The abdication of personal responsibility … will come to be seen, I suspect, as the defining failure of George W. Bush as President. One hundred years from now, historians will scratch their heads and ask themselves the same question that plagues Alice Blackwell: How did this amiable but feckless man ever get to be President? Curtis Sittenfeld has provided a plausible secret history of an American embarrassment--and a grand entertainment.
Time Magazine
American Wife … raises a prickly moral question: Should a liberal First Lady sit in a corner reading Saul Bellow while her husband pushes a ruthlessly conservative agenda? Sittenfeld dramatizes the question with a forgivably contrived plot twist. And who knows how close she has come to understanding Laura's inner life? My guess: Not close. But it hardly matters. This is a novel, after all, and it's a terrific one.
Entertainment Weekly
If the book has one weakness, it's that Sittenfeld spends too much time letting Alice wring her hands with guilt over her privileged life. She makes up for it with the first lady's startling final confession — an ending foreshadowed by the novel's tantalizing first sentence: "Have I made terrible mistakes?"
USA Today
Though “American Wife” is respectful of the first lady, its portrait of the president is rather more mixed, cartoonish: chilling, too, in its combination of steely indifference to opposing political viewpoints and crude frat-boy humor: “ ‘See, that’s what makes America great — room for all kinds of opposing viewpoints,’ ” Charlie says to Alice. She continues: “I can tell Charlie’s grinning, then I hear an unmistakable noise, a bubbly blurt of sound, and I know he’s just broken wind. Though I’ve told him it’s inconsiderate, I think he does it as much as possible in front of his agents. He’ll say, ‘They think it’s hilarious when the leader of the free world toots his own horn!’ ”

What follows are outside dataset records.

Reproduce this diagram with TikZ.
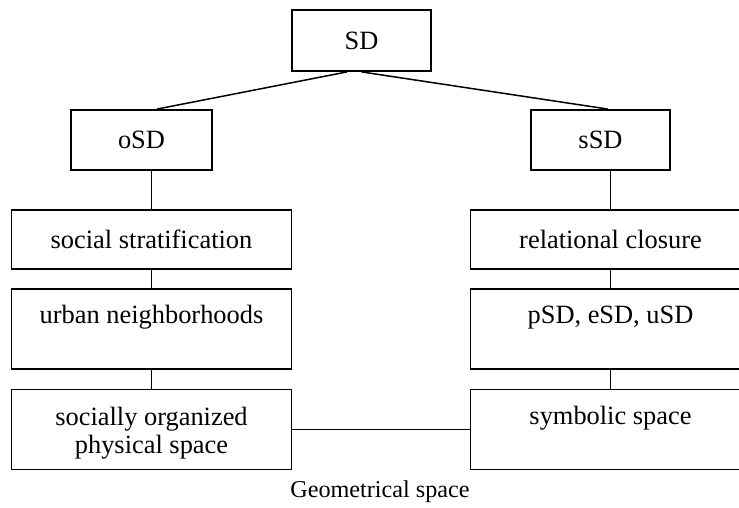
\documentclass[tikz,border=0pt]{standalone}
\usepackage{fontspec}
\setmainfont{Liberation Serif}
\usepackage{tikz}
\usetikzlibrary{positioning}
\newcommand{\boxstrut}{\rule{0pt}{13pt}}
\tikzstyle{line} = [line width=0.75pt, color=black]
\tikzstyle{conceptbox} = [rectangle, draw=black, line width=0.9pt, text centered, align=center, inner sep=0pt, font=\fontsize{13.2}{14}\selectfont]
\tikzstyle{smallbox} = [conceptbox, minimum width=69.5pt, minimum height=30pt]
\tikzstyle{widebox} = [conceptbox, minimum width=140pt, minimum height=29.5pt]
\tikzstyle{tallbox} = [widebox, minimum height=40pt]

\begin{document}
\begin{tikzpicture}[x=0.5pt, y=-0.5pt]
\useasboundingbox (0,0) rectangle (739,508);
% Top levels
\node (sd) [smallbox, minimum height=30.5pt] at (361.5,40.5) {SD};
\node (osd) [smallbox, minimum width=70.5pt] at (141.5,140) {oSD};
\node (ssd) [smallbox] at (600.5,140) {sSD};

% Objective side
\node (strat) [widebox] at (151.5,239.5) {social stratification};
\node (urban) [tallbox, below of=strat, node distance=44.75pt] {\boxstrut urban neighborhoods\\\strut};
\node (phys) [tallbox, below of=urban, node distance=50.25pt] {\boxstrut socially organized\\physical space};

% Subjective side
\node (closure) [widebox] at (610.5,239.5) {relational closure};
\node (types) [tallbox, below of=closure, node distance=44.75pt] {\boxstrut pSD, eSD, uSD\\\strut};
\node (symb) [tallbox, below of=types, node distance=50.25pt] {\boxstrut symbolic space\\\strut};

% Connections
\draw[line] ([xshift=-7.25pt]sd.south) -- ([xshift=7.75pt]osd.north);
\draw[line] (sd.south) -- ([xshift=3.75pt]ssd.north);
\draw[line] (osd.south -| strat.north) -- (strat.north);
\draw[line] (strat) -- (urban);
\draw[line] (urban) -- (phys);
\draw[line] (ssd.south -| closure.north) -- (closure.north);
\draw[line] (closure) -- (types);
\draw[line] (types) -- (symb);
\draw[line] (phys) -- (symb);

% Caption
\node (geom) [font=\fontsize{12.1}{14}\selectfont] at (380,492) {Geometrical space};
\end{tikzpicture}
\end{document}
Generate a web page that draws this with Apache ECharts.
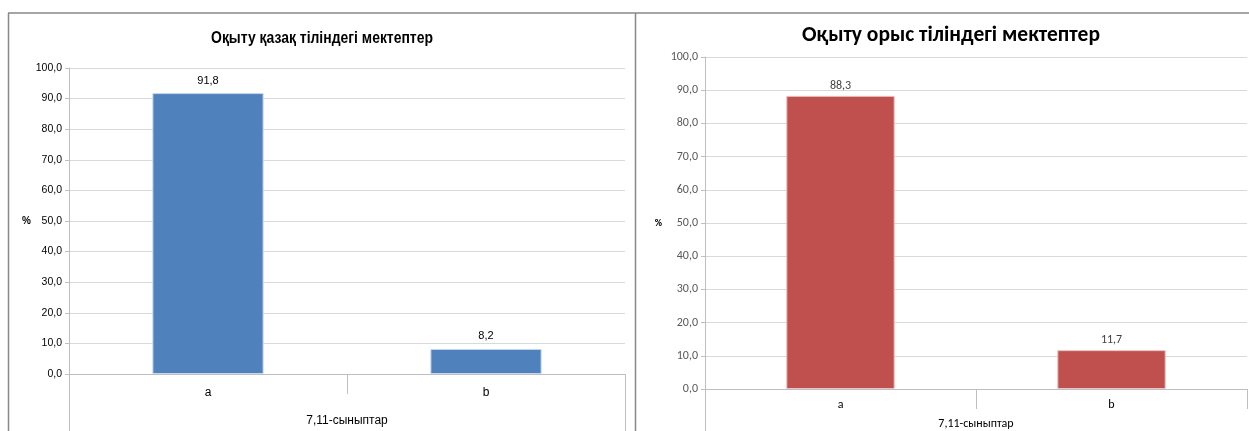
<!DOCTYPE html>
<html>
<head>
<meta charset="utf-8">
<script src="https://cdn.jsdelivr.net/npm/echarts@6/dist/echarts.min.js"></script>
<style>
html,body{margin:0;padding:0;background:#fff;}
#c{width:1249px;height:431px;}
</style>
</head>
<body>
<div id="c"></div>
<script>
// ---- data ----
const categories = ['a', 'b'];
const kazakhValues = [91.8, 8.2];
const russianValues = [88.3, 11.7];
const titleLeft = 'Оқыту қазақ тіліндегі мектептер';
const titleRight = 'Оқыту орыс тіліндегі мектептер';
const xAxisName = '7,11-сыныптар';
const yAxisName = '%';
const yMin = 0, yMax = 100, yStep = 10;

// ---- layout ----
const W = 1249, H = 431;
const g0 = {left: 69, right: W - 625, top: 68, bottom: H - 374};
const g1 = {left: 705, right: W - 1247, top: 57, bottom: H - 389};
const arial = "'Liberation Sans',Arial,sans-serif";
const calibri = "Carlito,Lato,'Open Sans',sans-serif";
const fmt = v => v.toFixed(1).replace('.', ',');

const chart = echarts.init(document.getElementById('c'), null, {renderer: 'canvas'});

function yAxisCfg(gi, font, size, color, nameGap) {
  return {
    gridIndex: gi, type: 'value', min: yMin, max: yMax, interval: yStep,
    name: yAxisName, nameLocation: 'middle', nameRotate: 0, nameGap: nameGap,
    nameTextStyle: {fontFamily: font, fontSize: 10, fontWeight: 'bold', color: '#000'},
    axisLine: {show: true, lineStyle: {color: '#bfbfbf', width: 1}},
    axisTick: {show: true, length: 4, lineStyle: {color: '#bfbfbf'}},
    axisLabel: {formatter: fmt, fontFamily: font, fontSize: size, color: color, margin: 7},
    splitLine: {show: true, lineStyle: {color: '#d9d9d9', width: 1}}
  };
}
function xAxisCfg(gi, font, color, labelMargin, nameGap, labelSize) {
  return {
    gridIndex: gi, type: 'category', data: categories,
    name: xAxisName, nameLocation: 'middle', nameGap: nameGap,
    nameTextStyle: {fontFamily: font, fontSize: labelSize, color: '#000'},
    axisLine: {show: true, lineStyle: {color: '#bfbfbf', width: 1}},
    axisTick: {show: true, length: 20, lineStyle: {color: '#bfbfbf'}},
    axisLabel: {fontFamily: font, fontSize: labelSize, color: color, margin: labelMargin},
    splitLine: {show: false}
  };
}

const option = {
  animation: false,
  backgroundColor: '#fff',
  title: [
    {text: titleRight, left: 946, top: 20, textAlign: 'center',
     textStyle: {fontFamily: calibri, fontSize: 21.5, fontWeight: 'bold', color: '#000'}}
  ],
  grid: [
    Object.assign({containLabel: false, outerBoundsMode: 'none'}, g0),
    Object.assign({containLabel: false, outerBoundsMode: 'none'}, g1)
  ],
  xAxis: [
    xAxisCfg(0, arial, '#000', 13, 41, 12),
    xAxisCfg(1, calibri, '#000', 10, 29, 12)
  ],
  yAxis: [
    yAxisCfg(0, arial, 10.5, '#000', 37),
    yAxisCfg(1, calibri, 12, '#595959', 43)
  ],
  series: [
    {type: 'bar', xAxisIndex: 0, yAxisIndex: 0, data: kazakhValues, barCategoryGap: '60%',
     itemStyle: {color: '#4f81bd', borderColor: '#c6d6ec', borderWidth: 1},
     label: {show: true, position: 'top', distance: 7, formatter: p => fmt(p.value),
             fontFamily: arial, fontSize: 11, color: '#000'}},
    {type: 'bar', xAxisIndex: 1, yAxisIndex: 1, data: russianValues, barCategoryGap: '60%',
     itemStyle: {color: '#c0504d', borderColor: '#e8c4c3', borderWidth: 1},
     label: {show: true, position: 'top', distance: 4, formatter: p => fmt(p.value),
             fontFamily: calibri, fontSize: 12, color: '#404040'}}
  ],
  graphic: [
    // left title (condensed face)
    {type: 'text', x: 322, y: 38, scaleX: 0.82, silent: true,
     style: {text: titleLeft, align: 'center', verticalAlign: 'middle',
             font: "bold 17px 'Liberation Sans', Arial, sans-serif", fill: '#000'}},
    // panel borders
    {type: 'line', shape: {x1: 8, y1: 13, x2: W, y2: 13}, style: {stroke: '#888', lineWidth: 1.5}, silent: true},
    {type: 'line', shape: {x1: 8.5, y1: 13, x2: 8.5, y2: H}, style: {stroke: '#888', lineWidth: 1.5}, silent: true},
    {type: 'line', shape: {x1: 635.5, y1: 13, x2: 635.5, y2: H}, style: {stroke: '#888', lineWidth: 1.5}, silent: true},
    // category table outer lines
    {type: 'line', shape: {x1: g0.left + 0.5, y1: H - g0.bottom, x2: g0.left + 0.5, y2: H}, style: {stroke: '#bfbfbf', lineWidth: 1}, silent: true},
    {type: 'line', shape: {x1: W - g0.right + 0.5, y1: H - g0.bottom, x2: W - g0.right + 0.5, y2: H}, style: {stroke: '#bfbfbf', lineWidth: 1}, silent: true},
    {type: 'line', shape: {x1: g1.left + 0.5, y1: H - g1.bottom, x2: g1.left + 0.5, y2: H}, style: {stroke: '#bfbfbf', lineWidth: 1}, silent: true}
  ]
};
chart.setOption(option);
</script>
</body>
</html>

The New York Times Book Review
With American Wife, Curtis Sittenfeld has deftly crossed an extraordinarily high wire: She’s written a book in the voice of a someone we all know, and we come out of it thinking not about whether she got it right but rather why it seems here and there just the tiniest bit wrong. This may sound like a backhanded compliment, but I mean it as a straightforward one. A poorly executed version of the novel would grate with each false note, causing you—O.K., me—to scribble furiously in the margins: THIS is wrong, THIS is unbelievable, THIS is stupid. As it is, I read American Wife in just two or three delicious sittings, struck by the granular clarity of the author’s descriptions and the down-to-earth believability of the story, bewitched by the charming, frustrating woman at the center of it: Laura Bush.
The New York Observer
Disguise by Hugo Hamilton
Hugo Hamilton, the internationally acclaimed author of 'The Speckled People' and 'Sailor in the Wardrobe', turns his hand back to fiction with a compelling drama tracing Berlin's central historical importance throughout the twentieth century. 1945. At the end of the second world war in Berlin, a young mother loses her two-year-old boy in the bombings. She flees to the south, where her father finds a young foundling of the same age among the refugee trains to replace the boy. He makes her promise never to tell anyone, including her husband -- still fighting on the Russian front -- that the boy is not her own. Nobody will know the difference. 2008. Gregor Liedmann is a Jewish man now in his sixties. He's an old rocker who ran away from home, a trumpet player, a revolutionary stone-thrower left over from the 1968 generation. On a single day spent gathering fruit in an orchard outside Berlin with family and friends, Gregor looks back over his life, sifting through fact and memory in order to establish the truth. What happened on that journey south in the final days of the war? Why did his grandfather Emil disappear, and why did the Gestapo torture uncle Max? Here, in the calmness of the orchard, along with his ex-wife Mara and son Daniel, Gregor tries to unlock the secret of his past. In his first novel since the best-selling memoir 'The Speckled People', Hugo Hamilton has created a truly compelling story of lost identity, and a remarkable reflection on the ambiguity of belonging.
Amazon.co.uk
As with his riveting memoir The Speckled People...weighty themes of identity resurface in his latest offering Disguise.
Metro
An eloquent and haunting book about identity and the construction of a self under duress.
The Guardian
Hugo Hamilton...brings the reader through a whole series of microcosms, dancing flash pictures of different societies, different times.
Irish Sunday Independent
'Subtle...a narrative that moves elegantly between past and present.'
Sunday Times
This novel is about identity, both personal and national, the vicissitudes of memory, the impossibility and necessity of love. The opening is thrilling but Hamilton knows the real story is in the repercussions. And the final chapter is almost unbearably moving, wonderfully understated, damn near perfect.